Что такое демонический соблазн? Это соблазн поставить что бы то ни было на первое место, а душу (глубину души) – на второе. Любить что-либо больше, чем душу, – как в народной разбойничьей песне:
Можно больше, чем душу, любить девицу, а можно – поэму. И вот когда поэму любят больше, чем душу, искусство превращается в то самое чистилище, из которого никто не хочет в рай. Не хочет к чистому свету, не хочет к точке соединения красоты и добра.
Так, в разорванности, легче. На цельность нужен духовный труд всего человека, а не только творца поэмы.
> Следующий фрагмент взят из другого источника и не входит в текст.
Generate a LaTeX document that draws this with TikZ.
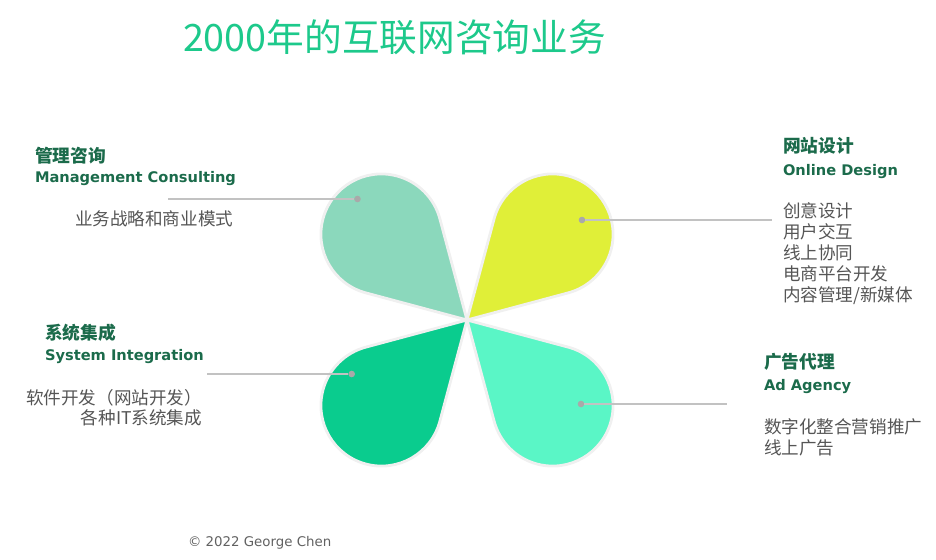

И обарывать поэта не надо. Не это надо; Пушкин в себе поэта не обарывал. С поэтом – не боролся.
Пушкин, создавая Вальсингама, шел путем души
.Упоение в бою, упоение у бездны мрачной на краю –может быть не столько своеволием, сколько дерзновением, угодным Богу; если оно не перейдет в инерцию! Тогда – чувство пьяного: море по колено! И конец духовного труда.
Вот это опьянение, остановка души, конец духовного труда – уловка дьявола!
Не искусство грешно. Грешно опьянение в искусстве, кружение души вместо продвижения – внутрь и ввысь!
Пушкин, если и опьянялся, то на миг, – за которым было трезвение и новый духовный труд. Упоение в инерцию у него не переходило. А у Марины Цветаевой это случалось.
Когда в конце поэмы Маруся улетает в заоконное зарево, Цветаева стихии не одолела, к черте самоисчерпания не подвела, образа ей не дала.
Она в стихии потонула. Слилась с нею. И за это чувствует себя ответственной. При свете совести – за это – отвечает:
«Когда я пишу своего Молодца – любовь упыря к девушке и девушки к упырю – я никакому Богу не служу: знаю, какому богу служу. Когда я пишу татар в просторах, я тоже никакому Богу не служу, кроме ветра (либо чура, пращура). Все мои русские вещи стихийны, то есть грешны. Нужно различать, какие силы im Spiel (в игре). Когда же мы наконец перестанем принимать силу за правду и чару за святость!»
Молодец – разлив стихии без черты и границы. Но стихия – не вся сущность Марины Цветаевой. «За Пугачева не умру – значит не мое». У Цветаевой тоже есть своя черта, своя глубокая (глубочайшая) задумчивость. Только она вынесена за пределы поэмы. Она – в других ее вещах. И огромная черная черта через все творчество – «Искусство при свете совести». Вот где она призывает Марусю задуматься. Окликает спящую. Заклинает.
Если в двадцать шестом году она писала Пастернаку: «Маруся – это я», то теперь, в тридцать втором, твердо говорит – всей своей статьей: я – не Маруся, во всяком случае, не вся я – Маруся. Я не хочу лететь вечно вниз головой. Я ответственна за этот полет. Но я не могу остановиться. Кто мне может помочь?!
Ни Толстой, ни Гоголь для нее не пример. Как они, – она идти отказывается. Как Рильке, – не умеет. Сил духовных не хватает. А как Пушкин?
Пушкин ей кажется таким же стихийным, как она сама. Но есть в статье такое место:
«Гений Пушкина в том, что он противовеса Вальсингамову гимну, противоядия Чуме – молитвы – не дал. Тогда бы вещь оказалась в состоянии равновесия, как мы – удовлетворенности, от чего добра бы не прибыло, ибо утолив нашу тоску по противу-гимну, Пушкин бы ее не угасил. Так, с только-гимном Чуме, Бог, добро, молитва остаются – вне, как место не только нашей устремленности, но и отбрасываемости: то место, куда отбрасывает нас Чума. Не данная Пушкиным молитва здесь как неминуемость (Священник в Пире говорит по долгу службы, и мы не только ничего не чувствуем, но и не слушаем, зная заранее, что он скажет)».
Вот и ответ на все самообвинения… Вот и возможность не опускать глаз перед священником.
Тоска по противугимну. Великий призыв создать Гимн Богу, противугимн всей Чуме. Вот она – высшая задача художника. Художника или человека?
Пушкин противугимна не дал, потому что как художник солгал бы, дав его.